Os dois canis de Santo Tirso – Cantinho das Quatro Patas e Abrigo de Paredes – onde morreram vários cães este fim de semana num incêndio não estavam registados na Direção-Geral de Alimentação e Veterinária (DGAV), confirmou ontem, segunda-feira, o Ministério da Agricultura em comunicado. Não tinham ainda a licença de utilização emitida pela câmara municipal da área e já tinham sido alvo de “contraordenações e vistorias” da parte de várias entidades, acrescentou fonte do ministério.
Entrevistado por vários meios de comunicação social, Jorge Cid, bastonário da Ordem dos Médicos Veterinários, mencionou o problema dos acumuladores de animais em ligação ao caso, que sofrem de uma doença conhecida como síndrome de Noé.
Contactado pela VETERINÁRIA ATUAL, também Ricardo Lobo, membro da direção da Associação Nacional de Médicos Veterinários dos Municípios (ANVETEM), mencionou a síndrome, afirmando que muitos destes casos estão relacionados com esta patologia. “Quando as autoridades também baixam os braços e dizem que não conseguem fazer mais, que não têm ferramentas, não têm hipótese de fazer mais, abrimos as portas a que qualquer pessoa, inclusivamente com síndromes de acumulação e de Noé, possa arvorar ser defensora dos animais e ter, nomeadamente numa zona florestal, num eucaliptal, mais de 200 animais a seu cargo. E não são as únicas, existem mais.”
Embora não se possa ainda confirmar que as duas mulheres apontadas como proprietárias dos abrigos ilegais sofram de síndrome de Noé, o Ministério da Agricultura afirmou que vai continuar a acompanhar a situação para “análise e apuramento dos factos”.
Segundo a psicóloga clínica Patrícia Fonseca, a própria categorização da síndrome de Noé como doença é relativamente nova. “Só recentemente é que surgiu no Manual de Doenças Mentais esta nova patologia, que até agora não estava catalogada. A síndrome de Noé está enquadrada na perturbação da acumulação. São indivíduos que tendem a acumular vários tipos de coisas, nomeadamente objetos. Os acumuladores de animais, embora pertençam a este quadro psicopatológico da perturbação da acumulação, têm na maioria das vezes outras patologias associadas”, explicou.

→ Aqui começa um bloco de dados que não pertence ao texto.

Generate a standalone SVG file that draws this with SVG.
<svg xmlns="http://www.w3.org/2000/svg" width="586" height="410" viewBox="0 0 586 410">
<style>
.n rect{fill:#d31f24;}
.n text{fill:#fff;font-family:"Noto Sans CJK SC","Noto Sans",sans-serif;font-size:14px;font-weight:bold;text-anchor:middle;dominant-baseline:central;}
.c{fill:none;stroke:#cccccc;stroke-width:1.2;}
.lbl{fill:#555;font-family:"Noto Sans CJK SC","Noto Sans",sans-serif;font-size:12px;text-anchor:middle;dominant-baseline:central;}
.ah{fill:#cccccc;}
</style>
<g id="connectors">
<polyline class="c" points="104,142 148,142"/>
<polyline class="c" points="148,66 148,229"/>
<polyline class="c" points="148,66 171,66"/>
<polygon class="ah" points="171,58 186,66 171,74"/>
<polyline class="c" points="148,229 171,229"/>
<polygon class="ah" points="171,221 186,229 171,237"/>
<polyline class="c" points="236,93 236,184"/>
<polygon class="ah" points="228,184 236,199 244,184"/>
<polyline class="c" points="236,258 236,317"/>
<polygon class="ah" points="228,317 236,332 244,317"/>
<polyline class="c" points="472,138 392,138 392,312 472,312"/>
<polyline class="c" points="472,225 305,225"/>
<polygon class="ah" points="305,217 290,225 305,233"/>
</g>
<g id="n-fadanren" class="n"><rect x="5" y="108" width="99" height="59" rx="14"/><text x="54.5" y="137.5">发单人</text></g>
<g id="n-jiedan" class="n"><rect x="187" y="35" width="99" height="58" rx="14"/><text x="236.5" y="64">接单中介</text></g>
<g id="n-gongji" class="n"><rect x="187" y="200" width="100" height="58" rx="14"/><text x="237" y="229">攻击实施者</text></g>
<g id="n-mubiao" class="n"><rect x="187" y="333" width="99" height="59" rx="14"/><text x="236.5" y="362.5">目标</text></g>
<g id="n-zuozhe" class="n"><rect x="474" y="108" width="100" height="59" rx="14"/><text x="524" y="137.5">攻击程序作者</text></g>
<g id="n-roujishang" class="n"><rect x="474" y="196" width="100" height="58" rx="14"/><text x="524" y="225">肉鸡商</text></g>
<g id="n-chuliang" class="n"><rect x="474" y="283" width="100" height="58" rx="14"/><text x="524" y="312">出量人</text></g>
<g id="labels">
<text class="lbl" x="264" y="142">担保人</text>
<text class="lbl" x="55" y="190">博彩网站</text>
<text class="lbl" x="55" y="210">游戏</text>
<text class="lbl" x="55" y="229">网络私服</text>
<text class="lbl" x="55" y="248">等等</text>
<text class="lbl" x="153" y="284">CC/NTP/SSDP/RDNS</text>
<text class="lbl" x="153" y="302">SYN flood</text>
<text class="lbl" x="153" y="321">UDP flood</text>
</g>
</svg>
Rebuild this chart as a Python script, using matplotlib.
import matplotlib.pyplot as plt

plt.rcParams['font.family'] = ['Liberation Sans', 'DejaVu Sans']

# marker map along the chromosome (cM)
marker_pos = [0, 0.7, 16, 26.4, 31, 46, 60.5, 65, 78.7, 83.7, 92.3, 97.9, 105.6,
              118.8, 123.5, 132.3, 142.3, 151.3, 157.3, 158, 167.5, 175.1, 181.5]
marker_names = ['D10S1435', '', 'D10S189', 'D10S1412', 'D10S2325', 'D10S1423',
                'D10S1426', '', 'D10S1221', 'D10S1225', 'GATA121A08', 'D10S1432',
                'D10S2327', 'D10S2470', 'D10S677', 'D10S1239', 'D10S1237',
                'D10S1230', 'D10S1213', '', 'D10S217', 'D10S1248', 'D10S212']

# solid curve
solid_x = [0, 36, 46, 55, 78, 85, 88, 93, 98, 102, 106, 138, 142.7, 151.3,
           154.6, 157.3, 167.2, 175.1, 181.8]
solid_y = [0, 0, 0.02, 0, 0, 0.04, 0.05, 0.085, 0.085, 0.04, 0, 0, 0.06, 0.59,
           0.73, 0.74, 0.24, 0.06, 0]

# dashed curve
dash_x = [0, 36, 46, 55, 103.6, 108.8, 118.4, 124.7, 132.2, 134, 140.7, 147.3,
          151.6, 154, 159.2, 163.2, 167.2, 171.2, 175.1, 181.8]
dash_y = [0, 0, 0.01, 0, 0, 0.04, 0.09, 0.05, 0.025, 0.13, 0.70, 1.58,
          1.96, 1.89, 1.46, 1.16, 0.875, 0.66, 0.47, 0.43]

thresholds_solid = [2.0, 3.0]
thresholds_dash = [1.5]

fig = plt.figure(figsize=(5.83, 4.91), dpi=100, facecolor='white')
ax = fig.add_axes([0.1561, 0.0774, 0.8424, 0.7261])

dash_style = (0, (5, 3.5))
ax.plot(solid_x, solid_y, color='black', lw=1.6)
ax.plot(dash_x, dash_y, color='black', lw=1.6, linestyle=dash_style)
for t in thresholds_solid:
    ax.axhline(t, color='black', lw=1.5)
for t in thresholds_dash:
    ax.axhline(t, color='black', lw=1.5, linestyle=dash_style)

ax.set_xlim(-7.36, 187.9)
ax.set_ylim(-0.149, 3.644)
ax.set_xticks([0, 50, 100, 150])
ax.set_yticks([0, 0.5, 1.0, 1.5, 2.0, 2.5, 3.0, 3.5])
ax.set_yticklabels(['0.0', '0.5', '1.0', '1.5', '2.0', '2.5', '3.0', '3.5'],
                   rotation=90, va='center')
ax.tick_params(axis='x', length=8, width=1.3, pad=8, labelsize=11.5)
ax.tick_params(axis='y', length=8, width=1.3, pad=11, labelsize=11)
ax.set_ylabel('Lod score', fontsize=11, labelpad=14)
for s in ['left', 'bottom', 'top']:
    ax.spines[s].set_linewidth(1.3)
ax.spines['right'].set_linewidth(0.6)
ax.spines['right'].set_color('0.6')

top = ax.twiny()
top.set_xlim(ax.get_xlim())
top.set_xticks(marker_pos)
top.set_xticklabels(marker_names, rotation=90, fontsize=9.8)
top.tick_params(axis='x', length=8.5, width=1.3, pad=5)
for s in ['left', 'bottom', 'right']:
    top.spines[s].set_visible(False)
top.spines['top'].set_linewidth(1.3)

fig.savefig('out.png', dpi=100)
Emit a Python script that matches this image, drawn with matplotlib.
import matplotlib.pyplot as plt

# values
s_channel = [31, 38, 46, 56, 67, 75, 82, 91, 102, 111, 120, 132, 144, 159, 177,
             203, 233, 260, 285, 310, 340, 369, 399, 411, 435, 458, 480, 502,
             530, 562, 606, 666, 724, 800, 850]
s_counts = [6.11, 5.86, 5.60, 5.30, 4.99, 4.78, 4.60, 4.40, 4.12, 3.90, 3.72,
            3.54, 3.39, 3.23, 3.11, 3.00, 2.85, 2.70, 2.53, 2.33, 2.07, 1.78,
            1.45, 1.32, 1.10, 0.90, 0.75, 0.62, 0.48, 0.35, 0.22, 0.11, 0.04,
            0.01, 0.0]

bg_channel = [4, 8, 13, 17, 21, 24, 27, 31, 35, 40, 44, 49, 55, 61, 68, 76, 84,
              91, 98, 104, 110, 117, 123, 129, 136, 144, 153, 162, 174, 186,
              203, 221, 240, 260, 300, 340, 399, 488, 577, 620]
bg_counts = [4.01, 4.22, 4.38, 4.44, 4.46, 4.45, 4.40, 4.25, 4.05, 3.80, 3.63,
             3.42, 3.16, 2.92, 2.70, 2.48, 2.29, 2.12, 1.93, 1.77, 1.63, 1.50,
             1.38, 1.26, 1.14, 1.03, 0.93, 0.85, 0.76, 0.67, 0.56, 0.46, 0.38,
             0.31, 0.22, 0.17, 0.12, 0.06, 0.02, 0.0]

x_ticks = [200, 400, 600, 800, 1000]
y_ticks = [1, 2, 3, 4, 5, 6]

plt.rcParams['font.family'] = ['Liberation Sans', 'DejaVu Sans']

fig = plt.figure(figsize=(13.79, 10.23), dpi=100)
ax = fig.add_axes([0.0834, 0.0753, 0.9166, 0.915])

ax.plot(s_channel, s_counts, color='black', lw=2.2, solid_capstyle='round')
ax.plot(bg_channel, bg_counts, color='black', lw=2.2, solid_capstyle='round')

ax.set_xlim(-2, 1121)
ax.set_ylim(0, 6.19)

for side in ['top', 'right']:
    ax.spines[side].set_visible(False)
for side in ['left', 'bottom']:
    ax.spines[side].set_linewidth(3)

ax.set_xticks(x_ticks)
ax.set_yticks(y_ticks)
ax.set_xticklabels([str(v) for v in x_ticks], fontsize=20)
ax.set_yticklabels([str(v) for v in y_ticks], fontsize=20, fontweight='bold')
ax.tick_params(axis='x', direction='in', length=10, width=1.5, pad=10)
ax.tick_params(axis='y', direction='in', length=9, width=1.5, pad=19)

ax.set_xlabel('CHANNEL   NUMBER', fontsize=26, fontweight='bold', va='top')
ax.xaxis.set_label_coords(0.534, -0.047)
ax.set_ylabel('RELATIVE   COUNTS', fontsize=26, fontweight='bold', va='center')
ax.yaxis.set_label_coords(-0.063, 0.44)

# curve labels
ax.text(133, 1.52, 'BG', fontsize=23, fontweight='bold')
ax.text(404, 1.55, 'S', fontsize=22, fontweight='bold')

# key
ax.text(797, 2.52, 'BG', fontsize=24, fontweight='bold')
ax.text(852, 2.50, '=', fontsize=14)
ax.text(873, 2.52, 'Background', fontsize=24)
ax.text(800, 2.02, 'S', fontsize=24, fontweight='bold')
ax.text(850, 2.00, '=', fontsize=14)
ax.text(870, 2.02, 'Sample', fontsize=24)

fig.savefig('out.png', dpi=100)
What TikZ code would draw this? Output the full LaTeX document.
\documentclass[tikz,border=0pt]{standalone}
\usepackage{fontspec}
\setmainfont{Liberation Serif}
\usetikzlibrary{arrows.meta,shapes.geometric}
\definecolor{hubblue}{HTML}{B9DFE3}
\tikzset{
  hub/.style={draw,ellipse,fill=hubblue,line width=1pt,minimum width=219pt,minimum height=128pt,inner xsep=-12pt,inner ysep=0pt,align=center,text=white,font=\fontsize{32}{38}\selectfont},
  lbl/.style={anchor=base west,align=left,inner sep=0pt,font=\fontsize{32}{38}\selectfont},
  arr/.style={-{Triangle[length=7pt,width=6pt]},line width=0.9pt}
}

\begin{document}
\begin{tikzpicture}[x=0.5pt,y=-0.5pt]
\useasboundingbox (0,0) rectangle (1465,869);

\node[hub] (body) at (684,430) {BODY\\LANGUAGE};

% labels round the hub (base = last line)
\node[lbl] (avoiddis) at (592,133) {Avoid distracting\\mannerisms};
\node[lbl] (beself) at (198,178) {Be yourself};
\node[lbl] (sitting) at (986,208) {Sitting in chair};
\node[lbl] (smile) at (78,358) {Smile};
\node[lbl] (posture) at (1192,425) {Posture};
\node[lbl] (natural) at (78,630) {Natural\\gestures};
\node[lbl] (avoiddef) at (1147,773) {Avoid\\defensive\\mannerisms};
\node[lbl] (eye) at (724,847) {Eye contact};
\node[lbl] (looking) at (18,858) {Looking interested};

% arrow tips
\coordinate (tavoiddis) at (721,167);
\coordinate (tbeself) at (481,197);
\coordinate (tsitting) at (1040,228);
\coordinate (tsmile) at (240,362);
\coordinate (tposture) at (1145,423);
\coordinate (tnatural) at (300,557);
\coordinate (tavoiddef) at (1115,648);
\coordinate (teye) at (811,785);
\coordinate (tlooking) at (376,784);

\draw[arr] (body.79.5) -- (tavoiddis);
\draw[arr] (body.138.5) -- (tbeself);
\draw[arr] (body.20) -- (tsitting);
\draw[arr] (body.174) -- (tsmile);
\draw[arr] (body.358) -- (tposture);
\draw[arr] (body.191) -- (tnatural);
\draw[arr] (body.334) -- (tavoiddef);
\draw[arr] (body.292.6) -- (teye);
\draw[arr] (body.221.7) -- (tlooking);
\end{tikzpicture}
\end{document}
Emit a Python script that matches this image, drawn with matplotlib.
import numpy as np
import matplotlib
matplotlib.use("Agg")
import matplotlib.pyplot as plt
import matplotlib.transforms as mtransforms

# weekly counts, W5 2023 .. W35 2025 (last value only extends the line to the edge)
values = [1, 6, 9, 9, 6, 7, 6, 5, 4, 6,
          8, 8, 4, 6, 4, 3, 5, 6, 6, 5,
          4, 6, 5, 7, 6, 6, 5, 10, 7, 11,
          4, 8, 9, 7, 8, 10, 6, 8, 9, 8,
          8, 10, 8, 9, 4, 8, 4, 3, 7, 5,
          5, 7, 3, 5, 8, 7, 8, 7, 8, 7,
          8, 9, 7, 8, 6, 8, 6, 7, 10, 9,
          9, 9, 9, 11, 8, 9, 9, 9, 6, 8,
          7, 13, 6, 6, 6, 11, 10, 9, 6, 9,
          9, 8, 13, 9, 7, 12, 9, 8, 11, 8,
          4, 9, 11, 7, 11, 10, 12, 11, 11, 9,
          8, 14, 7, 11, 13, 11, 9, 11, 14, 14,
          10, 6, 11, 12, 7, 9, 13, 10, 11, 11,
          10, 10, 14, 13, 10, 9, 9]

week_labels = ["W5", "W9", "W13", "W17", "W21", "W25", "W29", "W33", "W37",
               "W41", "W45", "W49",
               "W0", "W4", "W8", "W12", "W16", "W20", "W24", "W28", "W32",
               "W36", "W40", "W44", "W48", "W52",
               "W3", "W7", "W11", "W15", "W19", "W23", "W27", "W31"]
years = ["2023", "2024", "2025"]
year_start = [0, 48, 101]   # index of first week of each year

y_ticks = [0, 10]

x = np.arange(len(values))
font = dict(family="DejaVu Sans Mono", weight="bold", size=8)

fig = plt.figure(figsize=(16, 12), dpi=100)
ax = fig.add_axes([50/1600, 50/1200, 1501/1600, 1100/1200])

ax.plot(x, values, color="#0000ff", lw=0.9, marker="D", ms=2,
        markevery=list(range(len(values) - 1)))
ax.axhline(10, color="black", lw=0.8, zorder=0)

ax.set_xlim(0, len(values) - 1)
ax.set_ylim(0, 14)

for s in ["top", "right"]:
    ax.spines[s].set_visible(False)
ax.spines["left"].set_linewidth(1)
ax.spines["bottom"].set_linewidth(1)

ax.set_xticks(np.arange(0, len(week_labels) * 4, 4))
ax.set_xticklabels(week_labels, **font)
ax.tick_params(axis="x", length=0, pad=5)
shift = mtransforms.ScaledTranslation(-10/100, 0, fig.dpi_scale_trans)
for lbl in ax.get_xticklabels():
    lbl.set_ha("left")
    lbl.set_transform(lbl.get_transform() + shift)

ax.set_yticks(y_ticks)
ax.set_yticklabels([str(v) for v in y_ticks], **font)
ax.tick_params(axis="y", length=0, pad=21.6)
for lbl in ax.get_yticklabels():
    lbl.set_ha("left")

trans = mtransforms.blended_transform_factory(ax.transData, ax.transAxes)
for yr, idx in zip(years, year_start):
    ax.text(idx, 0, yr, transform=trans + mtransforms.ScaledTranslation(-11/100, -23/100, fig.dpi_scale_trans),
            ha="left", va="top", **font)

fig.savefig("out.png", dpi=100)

Este é um problema que está a aumentar em Portugal. Em declarações enviadas à VETERINÁRIA ATUAL, o chefe da Divisão de Comunicação e Relações Públicas da Guarda Nacional Republicana (GNR), Eduardo Mendes, indica que são várias as denúncias deste tipo de casos. Em 2019, foram registados 46 autos de contraordenação por excesso de animais de companhia em habitações. Este ano, só entre 21 de janeiro e 29 de fevereiro, o número de casos registados pela GNR foi já de mais de duas dezenas (22).
A psicóloga sublinha que, por detrás desta compulsão, as motivações destes indivíduos são muitas vezes boas: “Aqui estamos a falar de indivíduos que têm uma grande quantidade de animais em espaços inadequados ou em condições inseguras e que não conseguem assegurar nem os próprios cuidados pessoais nem os dos animais, não conseguindo, mesmo assim, deixar de acumular. São movidos por sentimentos de compaixão para com os animais em situações de abandono ou maus-tratos, daí a dificuldade de sinalização. No caso dos gatos ainda é pior, porque são animais silenciosos e os vizinhos não dão conta”, explica.